Give only the number of lines below that contain the word "document".

### Dataset section

** Start **

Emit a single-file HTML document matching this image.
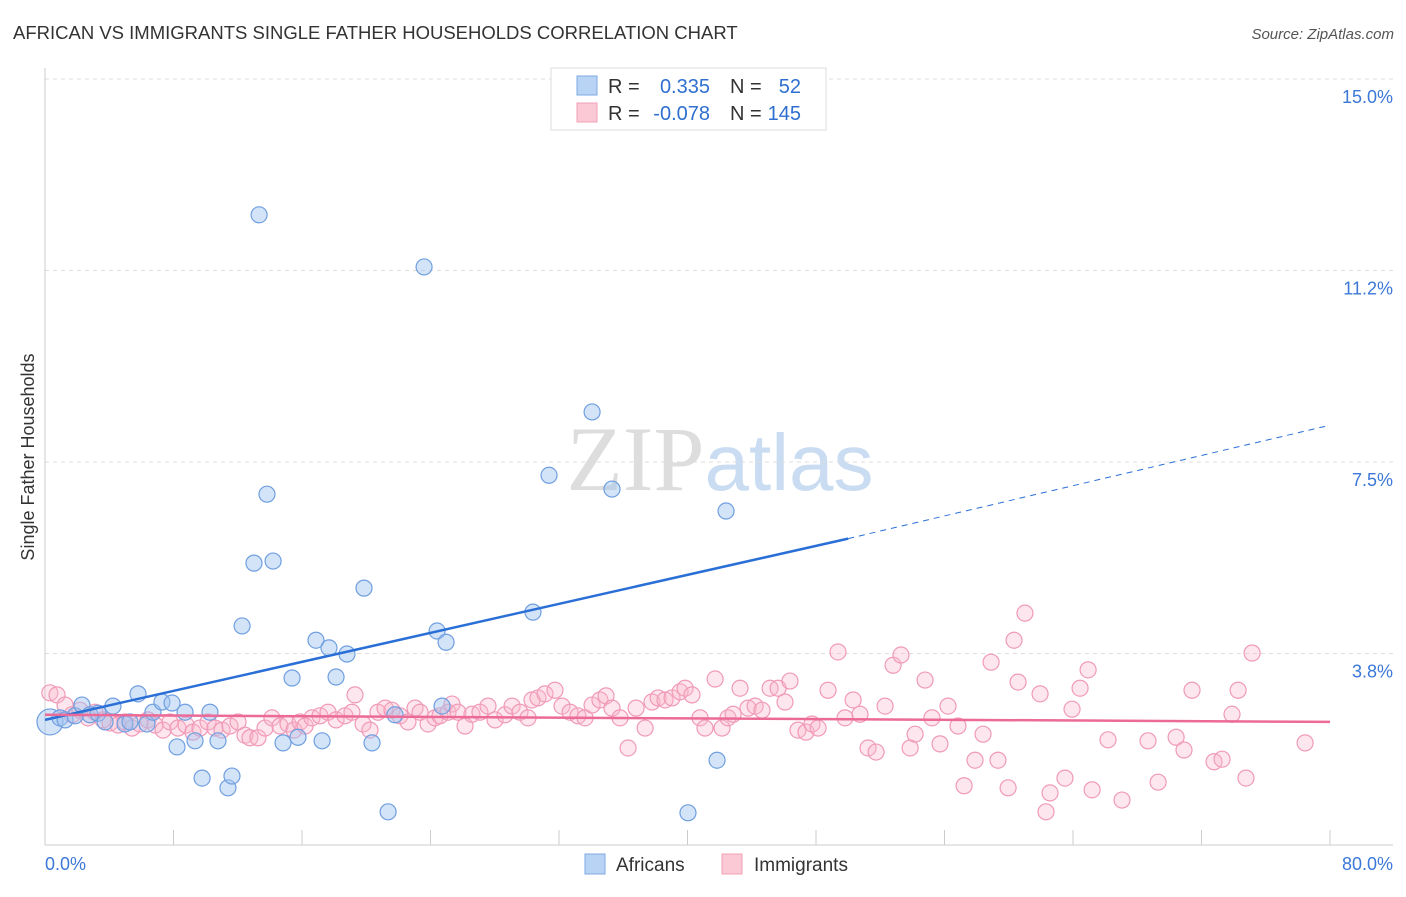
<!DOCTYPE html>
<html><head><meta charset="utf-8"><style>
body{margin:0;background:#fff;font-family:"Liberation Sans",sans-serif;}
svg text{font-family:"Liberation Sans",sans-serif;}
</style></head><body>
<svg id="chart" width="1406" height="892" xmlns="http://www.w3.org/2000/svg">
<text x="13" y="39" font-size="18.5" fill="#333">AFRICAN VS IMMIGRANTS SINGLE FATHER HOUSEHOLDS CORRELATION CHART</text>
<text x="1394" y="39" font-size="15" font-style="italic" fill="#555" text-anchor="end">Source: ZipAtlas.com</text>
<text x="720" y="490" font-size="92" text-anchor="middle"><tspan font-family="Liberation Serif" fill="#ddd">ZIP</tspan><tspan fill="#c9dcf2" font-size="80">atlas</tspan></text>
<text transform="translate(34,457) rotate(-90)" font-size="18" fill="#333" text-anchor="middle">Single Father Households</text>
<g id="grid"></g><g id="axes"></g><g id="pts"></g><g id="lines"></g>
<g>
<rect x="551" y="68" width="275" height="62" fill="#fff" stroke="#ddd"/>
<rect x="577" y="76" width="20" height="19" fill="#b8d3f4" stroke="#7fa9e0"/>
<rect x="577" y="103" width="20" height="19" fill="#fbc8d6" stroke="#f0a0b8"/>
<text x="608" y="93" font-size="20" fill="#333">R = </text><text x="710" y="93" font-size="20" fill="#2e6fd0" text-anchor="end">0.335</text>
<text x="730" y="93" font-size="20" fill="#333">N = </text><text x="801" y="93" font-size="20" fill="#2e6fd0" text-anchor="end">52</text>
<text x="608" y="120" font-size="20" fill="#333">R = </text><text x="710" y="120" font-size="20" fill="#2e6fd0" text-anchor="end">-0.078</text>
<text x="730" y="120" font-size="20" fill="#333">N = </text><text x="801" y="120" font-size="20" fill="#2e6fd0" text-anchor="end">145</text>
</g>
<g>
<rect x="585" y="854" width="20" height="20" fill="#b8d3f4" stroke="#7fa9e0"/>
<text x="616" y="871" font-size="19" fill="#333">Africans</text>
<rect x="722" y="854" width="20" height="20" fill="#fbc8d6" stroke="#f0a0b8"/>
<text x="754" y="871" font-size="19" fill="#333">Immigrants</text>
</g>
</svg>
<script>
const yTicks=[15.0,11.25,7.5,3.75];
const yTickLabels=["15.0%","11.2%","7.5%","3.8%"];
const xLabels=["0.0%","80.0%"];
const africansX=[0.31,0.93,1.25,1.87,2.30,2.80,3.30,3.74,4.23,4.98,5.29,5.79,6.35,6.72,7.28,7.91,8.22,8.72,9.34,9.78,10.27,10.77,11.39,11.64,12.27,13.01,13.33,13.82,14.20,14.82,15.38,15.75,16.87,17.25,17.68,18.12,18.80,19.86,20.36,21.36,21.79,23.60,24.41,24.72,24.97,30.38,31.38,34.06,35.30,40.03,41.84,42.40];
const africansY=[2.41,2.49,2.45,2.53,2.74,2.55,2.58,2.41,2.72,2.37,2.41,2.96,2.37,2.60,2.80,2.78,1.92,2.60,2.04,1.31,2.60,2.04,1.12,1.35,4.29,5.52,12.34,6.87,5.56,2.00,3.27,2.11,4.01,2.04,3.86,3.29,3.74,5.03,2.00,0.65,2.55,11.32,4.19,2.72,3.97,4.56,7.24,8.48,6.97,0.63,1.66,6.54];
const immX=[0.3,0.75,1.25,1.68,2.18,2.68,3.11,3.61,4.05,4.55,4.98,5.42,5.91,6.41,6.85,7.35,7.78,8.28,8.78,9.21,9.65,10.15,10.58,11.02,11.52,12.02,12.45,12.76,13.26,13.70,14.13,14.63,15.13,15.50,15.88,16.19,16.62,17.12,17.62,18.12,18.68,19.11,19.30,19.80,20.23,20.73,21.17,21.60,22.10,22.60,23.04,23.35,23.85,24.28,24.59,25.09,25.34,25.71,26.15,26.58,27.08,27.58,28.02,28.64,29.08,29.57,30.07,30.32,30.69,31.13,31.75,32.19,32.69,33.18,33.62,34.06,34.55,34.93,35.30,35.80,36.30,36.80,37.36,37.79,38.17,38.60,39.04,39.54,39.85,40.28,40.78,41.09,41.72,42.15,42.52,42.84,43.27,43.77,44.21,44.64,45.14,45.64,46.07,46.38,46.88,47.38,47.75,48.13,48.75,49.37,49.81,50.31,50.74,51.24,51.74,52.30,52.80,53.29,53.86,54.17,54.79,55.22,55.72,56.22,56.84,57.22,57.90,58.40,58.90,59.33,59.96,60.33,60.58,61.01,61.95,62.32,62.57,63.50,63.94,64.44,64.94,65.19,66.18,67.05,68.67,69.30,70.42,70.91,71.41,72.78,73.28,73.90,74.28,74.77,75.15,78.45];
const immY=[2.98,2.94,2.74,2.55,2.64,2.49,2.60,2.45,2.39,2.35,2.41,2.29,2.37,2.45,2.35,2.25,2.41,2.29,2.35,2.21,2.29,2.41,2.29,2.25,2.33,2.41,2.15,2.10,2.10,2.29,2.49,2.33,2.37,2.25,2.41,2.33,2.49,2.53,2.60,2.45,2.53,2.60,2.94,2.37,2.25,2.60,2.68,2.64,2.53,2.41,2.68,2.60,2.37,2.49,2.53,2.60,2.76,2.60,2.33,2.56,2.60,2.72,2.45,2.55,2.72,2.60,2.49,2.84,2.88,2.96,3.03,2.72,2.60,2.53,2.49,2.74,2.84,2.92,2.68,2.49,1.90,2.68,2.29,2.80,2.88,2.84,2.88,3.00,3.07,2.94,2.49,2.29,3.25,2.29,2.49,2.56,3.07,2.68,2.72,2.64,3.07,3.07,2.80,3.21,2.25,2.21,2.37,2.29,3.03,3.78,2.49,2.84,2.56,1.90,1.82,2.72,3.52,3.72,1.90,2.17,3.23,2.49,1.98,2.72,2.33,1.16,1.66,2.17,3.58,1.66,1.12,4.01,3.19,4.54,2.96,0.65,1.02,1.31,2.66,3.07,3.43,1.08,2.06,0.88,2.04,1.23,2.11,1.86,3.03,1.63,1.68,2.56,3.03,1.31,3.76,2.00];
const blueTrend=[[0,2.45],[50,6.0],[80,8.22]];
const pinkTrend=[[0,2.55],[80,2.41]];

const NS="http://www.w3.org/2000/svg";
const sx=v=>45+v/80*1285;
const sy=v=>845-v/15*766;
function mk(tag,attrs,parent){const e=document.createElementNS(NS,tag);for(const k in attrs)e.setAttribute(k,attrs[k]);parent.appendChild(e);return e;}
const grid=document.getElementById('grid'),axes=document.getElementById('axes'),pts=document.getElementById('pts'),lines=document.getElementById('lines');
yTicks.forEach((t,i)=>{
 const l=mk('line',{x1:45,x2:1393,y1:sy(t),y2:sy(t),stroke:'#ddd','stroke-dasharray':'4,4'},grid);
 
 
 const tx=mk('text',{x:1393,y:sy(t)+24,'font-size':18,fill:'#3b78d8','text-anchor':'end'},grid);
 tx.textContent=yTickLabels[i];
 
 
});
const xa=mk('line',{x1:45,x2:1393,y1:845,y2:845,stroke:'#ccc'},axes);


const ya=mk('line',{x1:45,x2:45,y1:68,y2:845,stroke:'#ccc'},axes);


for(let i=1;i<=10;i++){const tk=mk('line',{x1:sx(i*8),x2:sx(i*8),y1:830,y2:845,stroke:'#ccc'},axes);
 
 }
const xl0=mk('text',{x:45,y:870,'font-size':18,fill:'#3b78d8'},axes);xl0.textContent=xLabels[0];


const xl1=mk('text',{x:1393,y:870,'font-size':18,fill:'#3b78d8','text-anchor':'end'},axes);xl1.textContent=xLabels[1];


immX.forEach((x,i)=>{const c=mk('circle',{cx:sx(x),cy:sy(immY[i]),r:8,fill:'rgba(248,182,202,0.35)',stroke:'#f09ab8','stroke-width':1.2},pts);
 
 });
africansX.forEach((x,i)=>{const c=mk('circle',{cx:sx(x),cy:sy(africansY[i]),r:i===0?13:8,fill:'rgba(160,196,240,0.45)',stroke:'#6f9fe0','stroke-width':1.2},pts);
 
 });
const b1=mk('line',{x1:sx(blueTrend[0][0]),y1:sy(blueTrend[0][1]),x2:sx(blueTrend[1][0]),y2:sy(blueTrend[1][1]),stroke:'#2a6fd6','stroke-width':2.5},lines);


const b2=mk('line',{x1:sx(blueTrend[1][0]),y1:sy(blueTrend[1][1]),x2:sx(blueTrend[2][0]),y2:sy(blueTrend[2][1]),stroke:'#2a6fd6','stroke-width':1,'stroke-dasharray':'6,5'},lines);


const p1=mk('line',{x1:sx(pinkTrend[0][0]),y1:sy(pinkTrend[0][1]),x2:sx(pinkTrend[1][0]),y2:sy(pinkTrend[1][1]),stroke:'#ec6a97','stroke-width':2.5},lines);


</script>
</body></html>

** End **

### Task answer
3